**MATERIAL:**
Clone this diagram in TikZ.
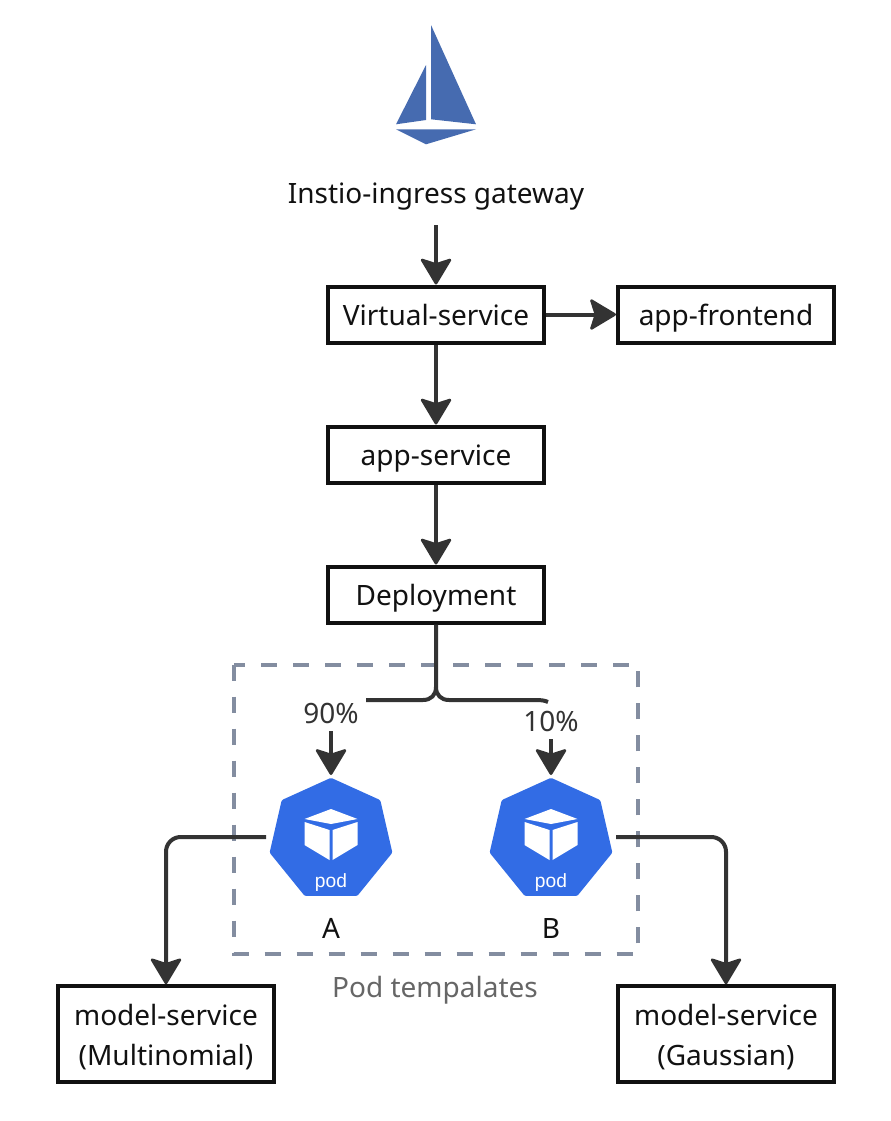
\documentclass[tikz,border=0pt]{standalone}
\usepackage{fontspec}
\setmainfont{Noto Sans}
\newfontfamily\podfont{Liberation Sans}
\usetikzlibrary{arrows.meta}
\definecolor{ink}{HTML}{333333}
\definecolor{boxline}{HTML}{111111}
\definecolor{sail}{HTML}{466BB0}
\definecolor{podblue}{HTML}{326CE5}
\definecolor{dashc}{HTML}{838DA0}
\tikzset{
  x=0.75pt,y=-0.75pt,
  svcbox/.style={draw=boxline,line width=3pt,fill=white,minimum width=162pt,inner sep=0pt,align=center,font=\fontsize{21}{30}\selectfont,text=boxline},
  onebox/.style={svcbox,minimum height=42pt,text height=16pt,text depth=0pt},
  twobox/.style={svcbox,minimum height=72pt,text height=47pt,text depth=0pt},
  lbl/.style={inner sep=0pt,font=\fontsize{21}{26}\selectfont,text=boxline},
  conn/.style={draw=ink,line width=3pt,rounded corners=11pt,-{Stealth[length=21pt,width=25pt,inset=4pt,round,line width=2pt]}},
  plainconn/.style={draw=ink,line width=3pt},
  sailf/.style={fill=sail,draw=none},
  podf/.style={fill=podblue,draw=podblue,line width=4pt,line join=round},
  cube/.style={fill=white,draw=none},
}
\newcommand{\podicon}[2]{%
  \begin{scope}[shift={(#1,#2)}]
    \path[podf] (0,4.7) -- (47,26) -- (58.5,76) -- (25,117.3) -- (-25,117.3) -- (-58.5,76) -- (-47,26) -- cycle;
    \path[cube] (0,33) -- (26.5,43) -- (0,48) -- (-26.5,43) -- cycle;
    \path[cube] (-26.5,46) -- (-1.5,54) -- (-1.5,84) -- (-26.5,69) -- cycle;
    \path[cube] (26.5,46) -- (1.5,54) -- (1.5,84) -- (26.5,69) -- cycle;
    \node[inner sep=0pt,text=white,font=\podfont\fontsize{14.4}{16}\selectfont] at (0,106.5) {pod};
  \end{scope}}
\begin{document}
\begin{tikzpicture}
\useasboundingbox (0,0) rectangle (891,1121);
% logo
\path[sailf] (431,25) -- (476,124.3) -- (431,119.3) -- cycle;
\path[sailf] (426,65) -- (426,120) -- (396,124.3) -- cycle;
\path[sailf] (396,129.3) -- (476,129.3) -- (426,144.3) -- cycle;
\node[lbl] (gw) at (436,196.5) {Instio-ingress gateway};
\coordinate (gwb) at (436,225);
% boxes
\node[onebox] (vs) at (436,314.5) {Virtual-service};
\node[onebox] (fe) at (726,314.5) {app-frontend};
\node[onebox] (as) at (436,454.5) {app-service};
\node[onebox] (dp) at (436,594.5) {Deployment};
\node[twobox] (m1) at (166,1034.3) {model-service\\(Multinomial)};
\node[twobox] (m2) at (726,1034.3) {model-service\\(Gaussian)};
% group
\draw[dashc,line width=3pt,dash pattern=on 12pt off 12pt] (234,664.7) rectangle (638,954);
\node[inner sep=0pt,text=black!60,font=\fontsize{21}{26}\selectfont] (gl) at (435,990) {Pod tempalates};
% pods
\podicon{331}{776}
\podicon{551}{776}
\coordinate (podA) at (331,775);
\coordinate (podB) at (551,775);
\coordinate (podAl) at (266,837);
\coordinate (podBr) at (616,837);
\node[lbl] (la) at (331,928) {A};
\node[lbl] (lb) at (551,928) {B};
\node[inner sep=0pt,text=ink,font=\fontsize{21}{26}\selectfont] (p90) at (331,713) {90\%};
\node[inner sep=0pt,text=ink,font=\fontsize{21}{26}\selectfont] (p10) at (551,721) {10\%};
% connectors
\draw[conn] (gwb) -- (vs.north);
\draw[conn] (vs.east) -- (fe.west);
\draw[conn] (vs.south) -- (as.north);
\draw[conn] (as.south) -- (dp.north);
\coordinate (sl) at (366,700);
\coordinate (sr) at (548,702);
\draw[plainconn] (dp.south) -- (436,687) .. controls (436,695) and (431,700) .. (423,700) -- (sl);
\draw[plainconn] (436,687) .. controls (436,695) and (441,700) .. (449,700) -- (536,700) .. controls (541,700) and (545,700.5) .. (sr);
\draw[conn] (331,731) -- (podA);
\draw[conn] (551,739) -- (podB);
\draw[conn] (podAl) -| (m1.north);
\draw[conn] (podBr) -| (m2.north);
\end{tikzpicture}
\end{document}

**EXERCISE DIRECTIONS:** Replicate the material above verbatim; images stay out of the copy.

**REPLY:**
Clone this diagram in TikZ.
\documentclass[tikz,border=0pt]{standalone}
\usepackage{fontspec}
\setmainfont{Noto Sans}
\newfontfamily\podfont{Liberation Sans}
\usetikzlibrary{arrows.meta}
\definecolor{ink}{HTML}{333333}
\definecolor{boxline}{HTML}{111111}
\definecolor{sail}{HTML}{466BB0}
\definecolor{podblue}{HTML}{326CE5}
\definecolor{dashc}{HTML}{838DA0}
\tikzset{
  x=0.75pt,y=-0.75pt,
  svcbox/.style={draw=boxline,line width=3pt,fill=white,minimum width=162pt,inner sep=0pt,align=center,font=\fontsize{21}{30}\selectfont,text=boxline},
  onebox/.style={svcbox,minimum height=42pt,text height=16pt,text depth=0pt},
  twobox/.style={svcbox,minimum height=72pt,text height=47pt,text depth=0pt},
  lbl/.style={inner sep=0pt,font=\fontsize{21}{26}\selectfont,text=boxline},
  conn/.style={draw=ink,line width=3pt,rounded corners=11pt,-{Stealth[length=21pt,width=25pt,inset=4pt,round,line width=2pt]}},
  plainconn/.style={draw=ink,line width=3pt},
  sailf/.style={fill=sail,draw=none},
  podf/.style={fill=podblue,draw=podblue,line width=4pt,line join=round},
  cube/.style={fill=white,draw=none},
}
\newcommand{\podicon}[2]{%
  \begin{scope}[shift={(#1,#2)}]
    \path[podf] (0,4.7) -- (47,26) -- (58.5,76) -- (25,117.3) -- (-25,117.3) -- (-58.5,76) -- (-47,26) -- cycle;
    \path[cube] (0,33) -- (26.5,43) -- (0,48) -- (-26.5,43) -- cycle;
    \path[cube] (-26.5,46) -- (-1.5,54) -- (-1.5,84) -- (-26.5,69) -- cycle;
    \path[cube] (26.5,46) -- (1.5,54) -- (1.5,84) -- (26.5,69) -- cycle;
    \node[inner sep=0pt,text=white,font=\podfont\fontsize{14.4}{16}\selectfont] at (0,106.5) {pod};
  \end{scope}}
\begin{document}
\begin{tikzpicture}
\useasboundingbox (0,0) rectangle (891,1121);
% logo
\path[sailf] (431,25) -- (476,124.3) -- (431,119.3) -- cycle;
\path[sailf] (426,65) -- (426,120) -- (396,124.3) -- cycle;
\path[sailf] (396,129.3) -- (476,129.3) -- (426,144.3) -- cycle;
\node[lbl] (gw) at (436,196.5) {Instio-ingress gateway};
\coordinate (gwb) at (436,225);
% boxes
\node[onebox] (vs) at (436,314.5) {Virtual-service};
\node[onebox] (fe) at (726,314.5) {app-frontend};
\node[onebox] (as) at (436,454.5) {app-service};
\node[onebox] (dp) at (436,594.5) {Deployment};
\node[twobox] (m1) at (166,1034.3) {model-service\\(Multinomial)};
\node[twobox] (m2) at (726,1034.3) {model-service\\(Gaussian)};
% group
\draw[dashc,line width=3pt,dash pattern=on 12pt off 12pt] (234,664.7) rectangle (638,954);
\node[inner sep=0pt,text=black!60,font=\fontsize{21}{26}\selectfont] (gl) at (435,990) {Pod tempalates};
% pods
\podicon{331}{776}
\podicon{551}{776}
\coordinate (podA) at (331,775);
\coordinate (podB) at (551,775);
\coordinate (podAl) at (266,837);
\coordinate (podBr) at (616,837);
\node[lbl] (la) at (331,928) {A};
\node[lbl] (lb) at (551,928) {B};
\node[inner sep=0pt,text=ink,font=\fontsize{21}{26}\selectfont] (p90) at (331,713) {90\%};
\node[inner sep=0pt,text=ink,font=\fontsize{21}{26}\selectfont] (p10) at (551,721) {10\%};
% connectors
\draw[conn] (gwb) -- (vs.north);
\draw[conn] (vs.east) -- (fe.west);
\draw[conn] (vs.south) -- (as.north);
\draw[conn] (as.south) -- (dp.north);
\coordinate (sl) at (366,700);
\coordinate (sr) at (548,702);
\draw[plainconn] (dp.south) -- (436,687) .. controls (436,695) and (431,700) .. (423,700) -- (sl);
\draw[plainconn] (436,687) .. controls (436,695) and (441,700) .. (449,700) -- (536,700) .. controls (541,700) and (545,700.5) .. (sr);
\draw[conn] (331,731) -- (podA);
\draw[conn] (551,739) -- (podB);
\draw[conn] (podAl) -| (m1.north);
\draw[conn] (podBr) -| (m2.north);
\end{tikzpicture}
\end{document}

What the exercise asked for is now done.